--- BEGIN Records ---

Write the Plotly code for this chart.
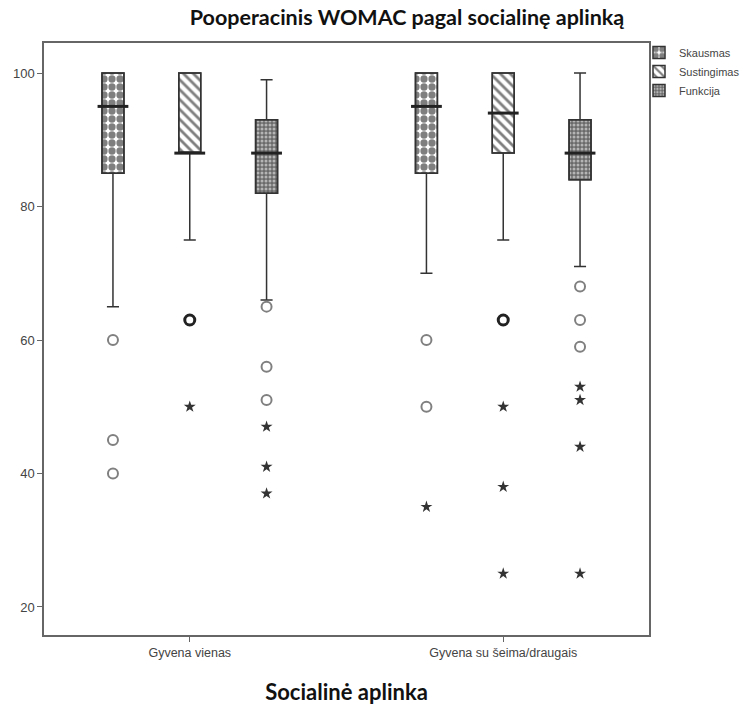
import plotly.graph_objects as go

# ---- data ----
groups = ["Gyvena vienas", "Gyvena su šeima/draugais"]
series = ["Skausmas", "Sustingimas", "Funkcija"]

# per series: lists over groups
q1 = {"Skausmas": [85, 85], "Sustingimas": [88, 88], "Funkcija": [82, 84]}
med = {"Skausmas": [95, 95], "Sustingimas": [88, 94], "Funkcija": [88, 88]}
q3 = {"Skausmas": [100, 100], "Sustingimas": [100, 100], "Funkcija": [93, 93]}
lo = {"Skausmas": [65, 70], "Sustingimas": [75, 75], "Funkcija": [66, 71]}
hi = {"Skausmas": [100, 100], "Sustingimas": [100, 100], "Funkcija": [99, 100]}

# outliers (circles) and extremes (stars)
circles = {
    "Skausmas": [[60, 45, 40], [60, 50]],
    "Sustingimas": [[], []],
    "Funkcija": [[65, 56, 51], [68, 63, 59]],
}
bold_circles = {
    "Skausmas": [[], []],
    "Sustingimas": [[63], [63]],
    "Funkcija": [[], []],
}
stars = {
    "Skausmas": [[], [35]],
    "Sustingimas": [[50], [50, 38, 25]],
    "Funkcija": [[47, 41, 37], [53, 51, 44, 25]],
}

y_ticks = [20, 40, 60, 80, 100]

# ---- styling ----
patterns = {
    "Skausmas": dict(shape=".", fgcolor="#000", bgcolor="white", size=8, solidity=0.65),
    "Sustingimas": dict(shape="\\", fgcolor="#000", bgcolor="white", size=7, solidity=0.4),
    "Funkcija": dict(shape=".", fgcolor="white", bgcolor="#6a6a6a", size=4, solidity=0.45),
}
offsets = {"Skausmas": -0.245, "Sustingimas": 0.0, "Funkcija": 0.245}
box_w = 0.07
group_pos = [1, 2]
line_col = "#333"

fig = go.Figure()

for s in series:
    xs = [g + offsets[s] for g in group_pos]
    # patterned box body
    fig.add_trace(go.Bar(
        x=xs, y=[b - a for a, b in zip(q1[s], q3[s])], base=q1[s], width=box_w,
        name=s, marker=dict(color="white", pattern=patterns[s],
                            line=dict(color=line_col, width=1.5)),
        showlegend=True, hoverinfo="skip",
    ))
    # whiskers / outline
    fig.add_trace(go.Box(
        x=xs, q1=q1[s], median=med[s], q3=q3[s], lowerfence=lo[s], upperfence=hi[s],
        width=box_w, whiskerwidth=0.55, fillcolor="rgba(0,0,0,0)",
        line=dict(color=line_col, width=1.5), boxpoints=False, showlegend=False,
    ))
    # bold median
    fig.add_trace(go.Scatter(
        x=xs, y=med[s], mode="markers", showlegend=False, hoverinfo="skip",
        marker=dict(symbol="line-ew", size=22, line=dict(color="#222", width=3)),
    ))
    # outliers
    cx, cy, bx, by, sx, sy = [], [], [], [], [], []
    for i, g in enumerate(group_pos):
        for v in circles[s][i]:
            cx.append(g + offsets[s]); cy.append(v)
        for v in bold_circles[s][i]:
            bx.append(g + offsets[s]); by.append(v)
        for v in stars[s][i]:
            sx.append(g + offsets[s]); sy.append(v)
    if cx:
        fig.add_trace(go.Scatter(x=cx, y=cy, mode="markers", showlegend=False,
                                 marker=dict(symbol="circle-open", size=10, color="#808080",
                                             line=dict(color="#808080", width=2))))
    if bx:
        fig.add_trace(go.Scatter(x=bx, y=by, mode="markers", showlegend=False,
                                 marker=dict(symbol="circle-open", size=10, color="#222",
                                             line=dict(color="#222", width=3))))
    if sx:
        fig.add_trace(go.Scatter(x=sx, y=sy, mode="markers", showlegend=False,
                                 marker=dict(symbol="star", size=9, color="#333",
                                             line=dict(width=0))))

fig.update_layout(
    width=754, height=705,
    margin=dict(l=44, r=105, t=43, b=70, autoexpand=False),
    paper_bgcolor="white", plot_bgcolor="white",
    barmode="overlay",
    title=dict(text="<b>Pooperacinis WOMAC pagal socialinę aplinką</b>",
               x=407 / 754, xanchor="center", y=1 - 17 / 705, yanchor="middle",
               font=dict(family="Lato", size=21.5, color="#111")),
    font=dict(family="Liberation Sans", size=12, color="#444"),
    legend=dict(xref="container", yref="container", x=639 / 754, xanchor="left",
                y=1 - 38 / 705, yanchor="top", tracegroupgap=0,
                font=dict(size=11, color="#444"), bgcolor="rgba(0,0,0,0)",
                itemwidth=30),
    xaxis=dict(range=[0.535, 2.465], tickvals=group_pos, ticktext=groups,
               showgrid=False, zeroline=False, showline=True, mirror=True,
               linecolor="#666", linewidth=1.5, ticks="outside", ticklen=5,
               tickcolor="#666", tickfont=dict(size=12.5, color="#444"),
               title=dict(text="<b>Socialinė aplinka</b>", standoff=26,
                          font=dict(family="Lato", size=22, color="#111"))),
    yaxis=dict(range=[15.8, 104.5], tickvals=y_ticks, showgrid=False,
               zeroline=False, showline=True, mirror=True, linecolor="#666",
               linewidth=1.5, ticks="outside", ticklen=5, tickcolor="#666",
               tickfont=dict(size=13, color="#444")),
)

fig.write_html("out.html")
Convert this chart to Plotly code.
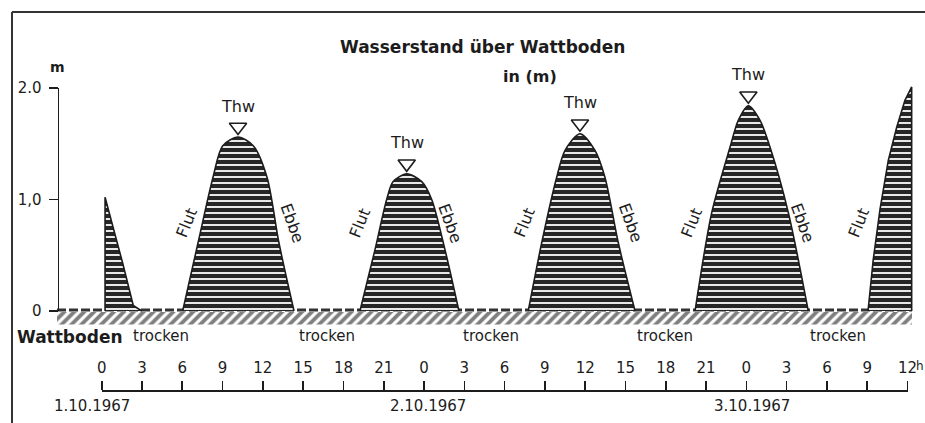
import plotly.graph_objects as go

INK = '#1c1c1c'
FONT = 'DejaVu Sans'
W, H = 925, 423

# ---------------- data (hours since 1.10.1967 00:00, water level in m) -------------
cycle0_hours = [0.25, 0.25, 1.56, 2.35, 2.98]
cycle0_level = [0.0, 1.02, 0.43, 0.05, 0.0]
cycle1_hours = [6.03, 7.17, 8.29, 9.00, 10.15, 11.30, 12.31, 13.20, 14.32]
cycle1_level = [0.0, 0.61, 1.20, 1.48, 1.56, 1.48, 1.20, 0.61, 0.0]
cycle2_hours = [19.23, 20.35, 21.22, 21.69, 22.71, 23.83, 24.57, 25.56, 26.60]
cycle2_level = [0.0, 0.55, 1.00, 1.16, 1.23, 1.16, 1.00, 0.55, 0.0]
cycle3_hours = [31.76, 32.76, 33.88, 34.50, 35.61, 36.73, 37.47, 38.47, 39.71]
cycle3_level = [0.0, 0.61, 1.20, 1.44, 1.59, 1.44, 1.20, 0.61, 0.0]
cycle4_hours = [44.18, 45.42, 46.79, 47.40, 48.15, 49.02, 49.76, 51.13, 52.61]
cycle4_level = [0.0, 0.88, 1.47, 1.71, 1.84, 1.71, 1.47, 0.88, 0.0]
cycle5_hours = [57.06, 57.45, 57.95, 58.57, 59.20, 59.81, 60.31, 60.31]
cycle5_level = [0.0, 0.46, 0.91, 1.35, 1.65, 1.89, 2.01, 0.0]

flut_hours = [6.35, 19.25, 31.5, 43.95, 56.4]
ebbe_hours = [14.15, 25.9, 39.35, 52.15]
trocken_hours = [4.42, 16.77, 28.98, 41.95, 54.82]
date_hours = [-0.7, 24.3, 48.4]
date_labels = ['1.10.1967', '2.10.1967', '3.10.1967']
hour_ticks = list(range(0, 61, 3))
hour_labels = [str(h % 24) for h in hour_ticks]
level_ticks = [0, 1, 2]
level_labels = ['0', '1,0', '2.0']

# ---------------- layout geometry (pixel mapping of the drawing) ----------------
X0_PX, PX_PER_H = 101.7, 13.43
Y0_PX, PX_PER_M = 311.0, 111.5
X_RANGE = [-X0_PX / PX_PER_H, (W - X0_PX) / PX_PER_H]
Y_RANGE = [-(H - Y0_PX) / PX_PER_M, Y0_PX / PX_PER_M]
GROUND = [(57 - X0_PX) / PX_PER_H, (912 - X0_PX) / PX_PER_H]

fig = go.Figure()

# hatched ground (Wattboden)
fig.add_trace(go.Scatter(
    x=[GROUND[0], GROUND[1], GROUND[1], GROUND[0], GROUND[0]],
    y=[-0.01, -0.01, -0.12, -0.12, -0.01],
    mode='lines', fill='toself', line=dict(width=0),
    fillcolor='white',
    fillpattern=dict(shape='/', fgcolor='#000000', bgcolor='white', size=7, solidity=0.55),
    hoverinfo='skip', showlegend=False))

# dashed dry-bottom line
fig.add_trace(go.Scatter(
    x=[GROUND[0], GROUND[1]], y=[0.008, 0.008], mode='lines',
    line=dict(color='#333333', width=3, dash='9px,3px'),
    hoverinfo='skip', showlegend=False))

cycles = [(cycle0_hours, cycle0_level, 'linear'),
          (cycle1_hours, cycle1_level, 'spline'),
          (cycle2_hours, cycle2_level, 'spline'),
          (cycle3_hours, cycle3_level, 'spline'),
          (cycle4_hours, cycle4_level, 'spline'),
          (cycle5_hours, cycle5_level, 'linear')]
for hrs, lev, shp in cycles:
    fig.add_trace(go.Scatter(
        x=hrs, y=lev, mode='lines', fill='toself',
        line=dict(color=INK, width=1.6, shape=shp, smoothing=0.8),
        fillcolor='#262626',
        fillpattern=dict(shape='-', fgcolor='white', bgcolor='#262626',
                         size=6, solidity=0.3, fillmode='replace'),
        hoverinfo='skip', showlegend=False))

# Thw (Tidehochwasser) markers
full = [(cycle1_hours, cycle1_level), (cycle2_hours, cycle2_level),
        (cycle3_hours, cycle3_level), (cycle4_hours, cycle4_level)]
thw_h = [h[l.index(max(l))] for h, l in full]
thw_m = [max(l) for h, l in full]
fig.add_trace(go.Scatter(
    x=thw_h, y=[m + 0.09 for m in thw_m], mode='markers',
    marker=dict(symbol='triangle-down-open', size=15, color=INK,
                line=dict(width=1.6, color=INK)),
    hoverinfo='skip', showlegend=False))

# dummy traces so that the real axes are drawn
fig.add_trace(go.Scatter(x=[None], y=[None], xaxis='x', yaxis='y2',
                         showlegend=False, hoverinfo='skip'))
fig.add_trace(go.Scatter(x=[None], y=[None], xaxis='x3', yaxis='y',
                         showlegend=False, hoverinfo='skip'))

ann = []
def txt(x, y, s, size=15, xref='x', yref='y', **kw):
    d = dict(x=x, y=y, text=s, xref=xref, yref=yref, showarrow=False,
             xanchor='center', yanchor='middle',
             font=dict(family=FONT, size=size, color=INK))
    d.update(kw)
    ann.append(d)

for h, m in zip(thw_h, thw_m):
    txt(h, m, 'Thw', size=16, yshift=31)
for h in flut_hours:
    txt(h, 0.79, 'Flut', size=16, textangle=-68)
for h in ebbe_hours:
    txt(h, 0.79, 'Ebbe', size=16, textangle=70)
for h in trocken_hours:
    txt(h, -0.224, 'trocken', size=15)
for h, s in zip(date_hours, date_labels):
    txt(h, (H - 406) / H, s, size=15, yref='paper')

txt(482 / W, (H - 47) / H, '<b>Wasserstand über Wattboden</b>', size=17, xref='paper', yref='paper')
txt(530 / W, (H - 76) / H, '<b>in (m)</b>', size=16, xref='paper', yref='paper')
txt(57 / W, (H - 67) / H, '<b>m</b>', size=14, xref='paper', yref='paper')
txt(15 / W, (H - 337) / H, '<b>Wattboden</b>', size=17, xref='paper', yref='paper', xanchor='left')
txt(920 / W, (H - 366) / H, 'h', size=12, xref='paper', yref='paper')

axis_common = dict(showline=True, linecolor=INK, linewidth=1.6, ticks='outside',
                   ticklen=9, tickwidth=1.6, tickcolor=INK, showgrid=False,
                   zeroline=False, fixedrange=True, automargin=False,
                   tickfont=dict(family=FONT, size=15, color=INK))

fig.update_layout(
    width=W, height=H, autosize=False,
    margin=dict(l=0, r=0, t=0, b=0, pad=0, autoexpand=False),
    paper_bgcolor='white', plot_bgcolor='rgba(0,0,0,0)',
    showlegend=False,
    xaxis=dict(domain=[0, 1], range=X_RANGE, visible=False, fixedrange=True, automargin=False),
    yaxis=dict(domain=[0, 1], range=Y_RANGE, visible=False, fixedrange=True, automargin=False),
    yaxis2=dict(domain=[(H - 311) / H, (H - 88) / H], range=[0, 2],
                anchor='free', position=57.5 / W, side='left',
                tickvals=level_ticks, ticktext=level_labels,
                ticklabelstandoff=4, **axis_common),
    xaxis3=dict(domain=[X0_PX / W, (X0_PX + 60 * PX_PER_H) / W], range=[0, 60],
                anchor='free', position=(H - 390) / H, side='top',
                tickvals=hour_ticks, ticktext=hour_labels,
                ticklabelstandoff=2, **axis_common),
    annotations=ann,
    shapes=[
        dict(type='line', xref='paper', yref='paper', x0=12 / W, x1=1,
             y0=(H - 12) / H, y1=(H - 12) / H, line=dict(color='#333', width=2)),
        dict(type='line', xref='paper', yref='paper', x0=12 / W, x1=12 / W,
             y0=0, y1=(H - 12) / H, line=dict(color='#333', width=2)),
    ],
)

fig.write_html('out.html',
               config={'displayModeBar': False, 'staticPlot': True},
               post_script="document.body.style.margin='0';document.body.style.overflow='hidden';")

--- END Records ---

## What the task asks
Copy, exactly as they stand, the lines from the one that holds "Convert this chart to Plotly code." to the one that holds "W, H = 925, 423", both included, and drop every picture.

## Complete answer
Convert this chart to Plotly code.
import plotly.graph_objects as go

INK = '#1c1c1c'
FONT = 'DejaVu Sans'
W, H = 925, 423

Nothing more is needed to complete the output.